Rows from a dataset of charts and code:
+ + + + +

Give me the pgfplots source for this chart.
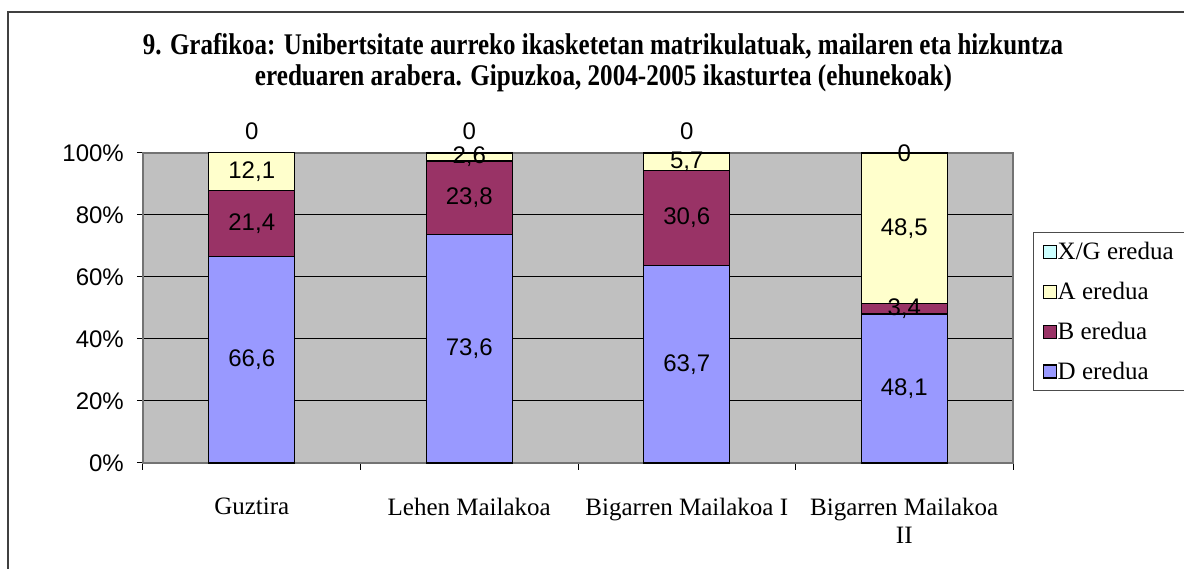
\documentclass[border=0pt]{standalone}
\usepackage{pgfplots}
\pgfplotsset{compat=1.18}
\usepackage{pgfplotstable}
\usepackage{graphicx}
\usepackage{fontspec}
\setmainfont{Liberation Serif}
\setsansfont{Liberation Sans}
\definecolor{cD}{HTML}{9999FF}
\definecolor{cB}{HTML}{993366}
\definecolor{cA}{HTML}{FFFFCC}
\definecolor{cX}{HTML}{CCFFFF}
\definecolor{bgGray}{HTML}{C0C0C0}
% values (percent) and label text
\pgfplotstableread{
x D Dl B Bl A Al X Xl
0 66.6 66,6 21.4 21,4 12.1 12,1 0 0
1 73.6 73,6 23.8 23,8 2.6 2,6 0 0
2 63.7 63,7 30.6 30,6 5.7 5,7 0 0
3 48.1 48,1 3.4 3,4 48.5 48,5 0 0
}\data
% label positions (segment centres; X/G labels as placed in the reference)
\pgfplotstableread{
x Dc Bc Ac Xc
0 33.3 77.3 94.05 107.1
1 36.8 85.5 98.7 107.1
2 31.85 79.0 97.15 107.1
3 24.05 49.8 75.75 100
}\pos
\pgfplotsset{
  common/.style={
    at={(143pt,106pt)}, anchor=south west,
    scale only axis, width=870pt, height=310pt,
    xmin=-0.5, xmax=3.5, ymin=0, ymax=100, clip=false},
  lab/.style={draw=none, mark=none, nodes near coords, point meta=explicit symbolic,
    nodes near coords style={font=\fontsize{24}{24}\sffamily, anchor=center, text=black, inner sep=0pt}},
}
\begin{document}
\begin{tikzpicture}[x=1pt,y=1pt]
\useasboundingbox (0,0) rectangle (1184,569);
\draw[draw=black!75, line width=2pt] (8,-5) -- (8,557) -- (1190,557);
\node[anchor=base, inner sep=0pt] at (603,514) {\resizebox{920pt}{\height}{\fontsize{30}{32}\selectfont\bfseries 9. Grafikoa: Unibertsitate aurreko ikasketetan matrikulatuak, mailaren eta hizkuntza}};
\node[anchor=base, inner sep=0pt] at (603.5,483) {\resizebox{697pt}{\height}{\fontsize{30}{32}\selectfont\bfseries ereduaren arabera. Gipuzkoa, 2004-2005 ikasturtea (ehunekoak)}};
\begin{axis}[
  common,
  ybar stacked, bar width=86pt,
  axis background/.style={fill=bgGray},
  axis line style={draw=black!55, line width=1.5pt},
  tick pos=left, tick align=outside,
  xtick={0,1,2,3},
  xticklabels={Guztira, Lehen Mailakoa, Bigarren Mailakoa I, Bigarren Mailakoa\\II},
  major x tick style={draw=none},
  minor xtick={-0.5,0.5,1.5,2.5,3.5},
  minor x tick style={draw=black, line width=1pt},
  minor tick length=7pt,
  xticklabel style={font=\fontsize{25}{28}\selectfont, align=center, anchor=north, inner sep=0pt, yshift=-29pt},
  ytick={0,20,40,60,80,100},
  yticklabels={0\%,20\%,40\%,60\%,80\%,100\%},
  major y tick style={draw=black, line width=1pt},
  major tick length=6pt,
  yticklabel style={font=\fontsize{24}{24}\sffamily, anchor=east, inner sep=0pt, xshift=-13pt},
  ymajorgrids, major grid style={draw=black, line width=1pt},
  legend style={at={(1.023,0.745)}, anchor=north west, draw=black!70, line width=1pt,
    font=\fontsize{25}{25}\selectfont, row sep=19pt, inner xsep=9pt, inner ysep=9pt,
    nodes={inner sep=1pt}},
  legend cell align=left,
  reverse legend,
  legend image code/.code={\draw[#1, draw=black, line width=1.2pt] (0pt,-6.5pt) rectangle (13pt,6.5pt);},
]
\addplot[fill=cD, draw=black, line width=1.3pt] table[x=x, y=D] {\data};
\addlegendentry{D eredua}
\addplot[fill=cB, draw=black, line width=1.3pt] table[x=x, y=B] {\data};
\addlegendentry{B eredua}
\addplot[fill=cA, draw=black, line width=1.3pt] table[x=x, y=A] {\data};
\addlegendentry{A eredua}
\addplot[fill=cX, draw=black, line width=1.3pt] table[x=x, y=X] {\data};
\addlegendentry{X/G eredua\hspace*{20pt}}
\end{axis}
\begin{axis}[common, hide axis]
\pgfplotstablecreatecol[copy column from table={\data}{Dl}]{Dl}{\pos}
\addplot[lab] table[x=x, y=Dc, meta=Dl] {\pos};
\pgfplotstablecreatecol[copy column from table={\data}{Bl}]{Bl}{\pos}
\addplot[lab] table[x=x, y=Bc, meta=Bl] {\pos};
\pgfplotstablecreatecol[copy column from table={\data}{Al}]{Al}{\pos}
\addplot[lab] table[x=x, y=Ac, meta=Al] {\pos};
\pgfplotstablecreatecol[copy column from table={\data}{Xl}]{Xl}{\pos}
\addplot[lab] table[x=x, y=Xc, meta=Xl] {\pos};
\end{axis}
\end{tikzpicture}
\end{document}
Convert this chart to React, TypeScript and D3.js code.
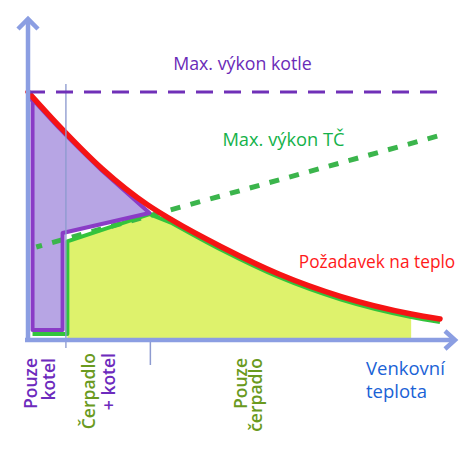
import React from "react";
import * as d3 from "d3";

// ---- data (abstract units: x = outdoor temperature axis 0..100, y = heat output 0..100)
const demandX = [0, 8, 18, 29, 35, 47, 61, 76, 93, 100];
const demandY = [100, 85.5, 69, 54.5, 48.3, 37.5, 26.5, 17.5, 10.5, 8.5];
const hpMaxX = [2, 100];
const hpMaxY = [37.5, 82.5];
const boilerMaxX = [0, 100];
const boilerMaxY = [100, 100];
const balance: [number, number] = [29.5, 52]; // where the zones meet the demand
const boilerOnlyEdge = 8.4; // right edge of "boiler only" zone
const pumpEdge = 9.55; // left edge of heat-pump zone
const pumpFillEnd = 93;
const boilerZoneBottom = 4.8;
const pumpLineBottom = 3.6;
const zoneLeft = 1.1;
const dividerXs = [9.2, 29.7];

const labelBoiler = "Max. výkon kotle";
const labelPump = "Max. výkon TČ";
const labelDemand = "Požadavek na teplo";
const axisLabel = ["Venkovní", "teplota"];

const W = 473;
const H = 457;

export default function App() {
  const x = d3.scaleLinear().domain([0, 100]).range([28, 440]);
  const y = d3.scaleLinear().domain([0, 100]).range([340, 92]);
  const hpAt = d3.scaleLinear().domain(hpMaxX).range(hpMaxY);

  const demand = demandX.map((v, i) => [v, demandY[i]] as [number, number]);
  const line = d3
    .line<[number, number]>()
    .x((d) => x(d[0]))
    .y((d) => y(d[1]))
    .curve(d3.curveMonotoneX);
  const straight = d3
    .line<[number, number]>()
    .x((d) => x(d[0]))
    .y((d) => y(d[1]));

  const demandPath = line(demand) as string;
  const demandLeft = line(demand.filter((d) => d[0] <= 18)) as string;
  const demandRightFill = line(
    demand.filter((d) => d[0] > balance[0] + 1 && d[0] <= pumpFillEnd)
  ) as string;
  const demandRightAll = line(
    demand.filter((d) => d[0] > balance[0] + 1)
  ) as string;

  const purpleLift = 3.5;
  const purplePath =
    demandLeft +
    `L${x(balance[0])},${y(balance[1])}` +
    `L${x(boilerOnlyEdge)},${y(hpAt(boilerOnlyEdge) + purpleLift)}` +
    `L${x(boilerOnlyEdge)},${y(boilerZoneBottom)}` +
    `L${x(zoneLeft)},${y(boilerZoneBottom)}` +
    `L${x(zoneLeft)},${y(97)}Z`;

  const yellowPath =
    `M${x(pumpEdge)},${y(1.2)}` +
    `L${x(pumpEdge)},${y(hpAt(pumpEdge))}` +
    `L${x(balance[0])},${y(balance[1])}` +
    demandRightFill.replace(/^M/, "L") +
    `L${x(pumpFillEnd)},${y(1.2)}Z`;

  const greenPath =
    `M${x(zoneLeft)},${y(pumpLineBottom)}` +
    `L${x(pumpEdge)},${y(pumpLineBottom)}` +
    `L${x(pumpEdge)},${y(hpAt(pumpEdge))}` +
    `L${x(balance[0])},${y(balance[1])}` +
    demandRightAll.replace(/^M/, "L");

  const hpPath = straight(
    hpMaxX.map((v, i) => [v, hpMaxY[i]] as [number, number])
  ) as string;
  const boilerPath = straight(
    boilerMaxX.map((v, i) => [v, boilerMaxY[i]] as [number, number])
  ) as string;

  const axisColor = "#8b9ee2";
  const purple = "#6d2bbd";
  const olive = "#6a9a1e";
  const font = "'Open Sans', 'Noto Sans', sans-serif";

  const x0 = x(0);
  const yBase = y(0);

  return (
    <svg
      width={W}
      height={H}
      style={{ position: "absolute", left: 0, top: 0, background: "#fff" }}
    >
      {/* heat-pump zone */}
      <path d={yellowPath} fill="#def26c" transform="translate(0,3)" />
      {/* boiler zone fill */}
      <path d={purplePath} fill="#b7a5e4" transform="translate(0,2)" />
      {/* HP max dotted */}
      <path
        d={hpPath}
        fill="none"
        stroke="#3bb54c"
        strokeWidth={5}
        strokeDasharray="10 10.5"
        strokeDashoffset={4}
      />
      {/* green output line */}
      <path
        d={greenPath}
        fill="none"
        stroke="#33c43c"
        strokeWidth={4}
        strokeLinejoin="round"
        transform="translate(0,3)"
      />
      {/* purple outline */}
      <path
        d={purplePath}
        fill="none"
        stroke="#8a3cc6"
        strokeWidth={4}
        strokeLinejoin="round"
        transform="translate(0,2)"
      />
      {/* demand */}
      <path
        d={demandPath}
        fill="none"
        stroke="#f51414"
        strokeWidth={5.5}
        strokeLinecap="round"
      />
      {/* divider lines */}
      <line
        x1={x(dividerXs[0])}
        x2={x(dividerXs[0])}
        y1={84}
        y2={yBase + 8}
        stroke="#8e9bd0"
        strokeWidth={1.5}
        opacity={0.9}
      />
      <line
        x1={x(dividerXs[1])}
        x2={x(dividerXs[1])}
        y1={yBase}
        y2={yBase + 25}
        stroke="#8e9bd0"
        strokeWidth={1.5}
      />
      {/* boiler max dashed */}
      <path
        d={boilerPath}
        fill="none"
        stroke="#7030b8"
        strokeWidth={3}
        strokeDasharray="17 11"
      />
      {/* axes */}
      <line x1={x0} x2={x0} y1={19} y2={yBase + 2} stroke={axisColor} strokeWidth={4.5} />
      <line x1={25} x2={455} y1={yBase} y2={yBase} stroke={axisColor} strokeWidth={4.5} />
      <path
        d={`M${x0 - 10},${29}L${x0},${19}L${x0 + 10},${29}`}
        fill="none"
        stroke={axisColor}
        strokeWidth={4.5}
      />
      <path
        d={`M${445},${yBase - 9}L${455},${yBase}L${445},${yBase + 9}`}
        fill="none"
        stroke={axisColor}
        strokeWidth={4.5}
      />
      {/* texts */}
      <text x={242.5} y={70} textAnchor="middle" fontFamily={font} fontSize={17.8} fill="#6a2bb8">
        {labelBoiler}
      </text>
      <text x={283.5} y={146} textAnchor="middle" fontFamily={font} fontSize={18.3} fill="#14b24a">
        {labelPump}
      </text>
      <text x={377} y={268} textAnchor="middle" fontFamily={font} fontSize={17.3} fill="#ff1a1a">
        {labelDemand}
      </text>
      <text x={366} y={375} fontFamily={font} fontSize={18.5} fill="#1a62d6">
        {axisLabel[0]}
      </text>
      <text x={366} y={398} fontFamily={font} fontSize={18.5} fill="#1a62d6">
        {axisLabel[1]}
      </text>
      {/* rotated zone labels */}
      <g fontFamily={font} fontSize={17.5} fontWeight={600} textAnchor="end">
        <text transform="translate(37,358) rotate(-90)" fill={purple}>
          <tspan x={0} y={0}>Pouze</tspan>
          <tspan x={0} y={18}>kotel</tspan>
        </text>
        <text transform="translate(95,353) rotate(-90)">
          <tspan x={0} y={0} fill={olive}>Čerpadlo</tspan>
          <tspan x={0} y={20} fill={purple}>+ kotel</tspan>
        </text>
        <text transform="translate(247,358) rotate(-90)" fill={olive}>
          <tspan x={0} y={0}>Pouze</tspan>
          <tspan x={0} y={15}>čerpadlo</tspan>
        </text>
      </g>
    </svg>
  );
}
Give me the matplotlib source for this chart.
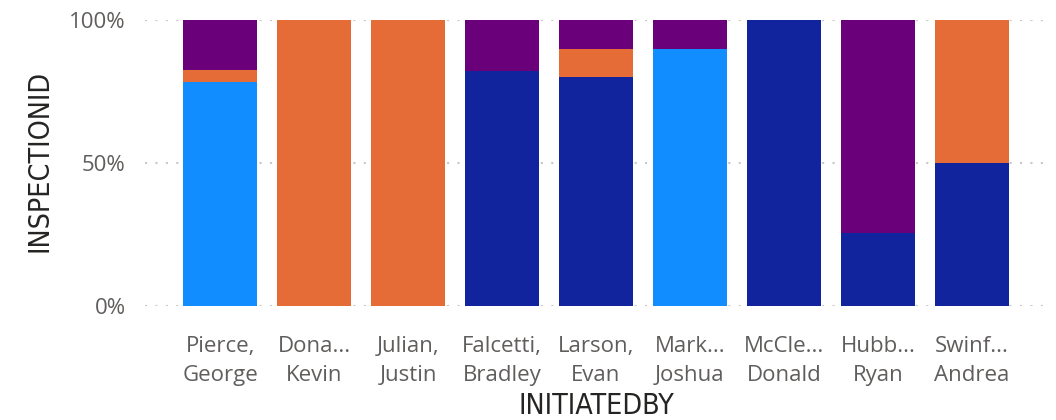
import matplotlib
matplotlib.use("Agg")
import matplotlib.pyplot as plt
import numpy as np

categories = ["Pierce,\nGeorge", "Dona...\nKevin", "Julian,\nJustin", "Falcetti,\nBradley",
              "Larson,\nEvan", "Mark...\nJoshua", "McCle...\nDonald", "Hubb...\nRyan", "Swinf...\nAndrea"]
# percent shares per series (stack order bottom -> top)
series_names = ["Series 1", "Series 2", "Series 3", "Series 4"]
s_lightblue = [78.4, 0, 0, 0, 0, 89.8, 0, 0, 0]
s_navy      = [0, 0, 0, 82.1, 80.0, 0, 100, 25.3, 50.0]
s_orange    = [4.1, 100, 100, 0, 9.8, 0, 0, 0, 50.0]
s_purple    = [17.5, 0, 0, 17.9, 10.2, 10.2, 0, 74.7, 0]
colors = ["#118DFF", "#12239E", "#E66C37", "#6B007B"]
yticks = [0, 50, 100]
ytick_labels = ["0%", "50%", "100%"]

fig = plt.figure(figsize=(10.56, 4.2), dpi=100)
ax = fig.add_axes([145/1056, 1 - 305.7/420, (1047-145)/1056, 285.7/420])

x = np.arange(len(categories))
bottom = np.zeros(len(categories))
for vals, c, name in zip([s_lightblue, s_navy, s_orange, s_purple], colors, series_names):
    v = np.array(vals, dtype=float)
    ax.bar(x, v, bottom=bottom, width=0.787, color=c, label=name, linewidth=0, zorder=3)
    bottom += v

ax.set_xlim(-0.8, len(categories) - 0.2)
ax.set_ylim(0, 100)
ax.set_yticks(yticks)
ax.set_yticklabels(ytick_labels)
ax.set_xticks(x)
ax.set_xticklabels(categories, linespacing=1.5)
for s in ax.spines.values():
    s.set_visible(False)
ax.tick_params(axis="both", length=0, colors="#605E5C", labelsize=16)
ax.tick_params(axis="y", pad=14)
ax.tick_params(axis="x", pad=22)
for lab in ax.get_xticklabels() + ax.get_yticklabels():
    lab.set_fontfamily("Open Sans")
ax.grid(axis="y", color="#C8C8C8", linestyle=(0, (1, 4)), linewidth=1.5, zorder=0)
ax.set_axisbelow(True)

fig.text(40/1056, 1 - 161/420, "INSPECTIONID", rotation=90, ha="center", va="center",
         fontsize=20.5, color="#252423", family="DejaVu Sans", fontstretch="condensed")
fig.text(596/1056, 1 - 406/420, "INITIATEDBY", ha="center", va="center",
         fontsize=20.5, color="#252423", family="DejaVu Sans", fontstretch="condensed")

fig.savefig("out.png", dpi=100)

+ + + + +

Go back to the lines above and output, exactly as they stand, the ones from the line containing "Convert this chart" to the line containing "import * as". Leave all pictures behind.

Convert this chart to React, TypeScript and D3.js code.
import React from "react";
import * as d3 from "d3";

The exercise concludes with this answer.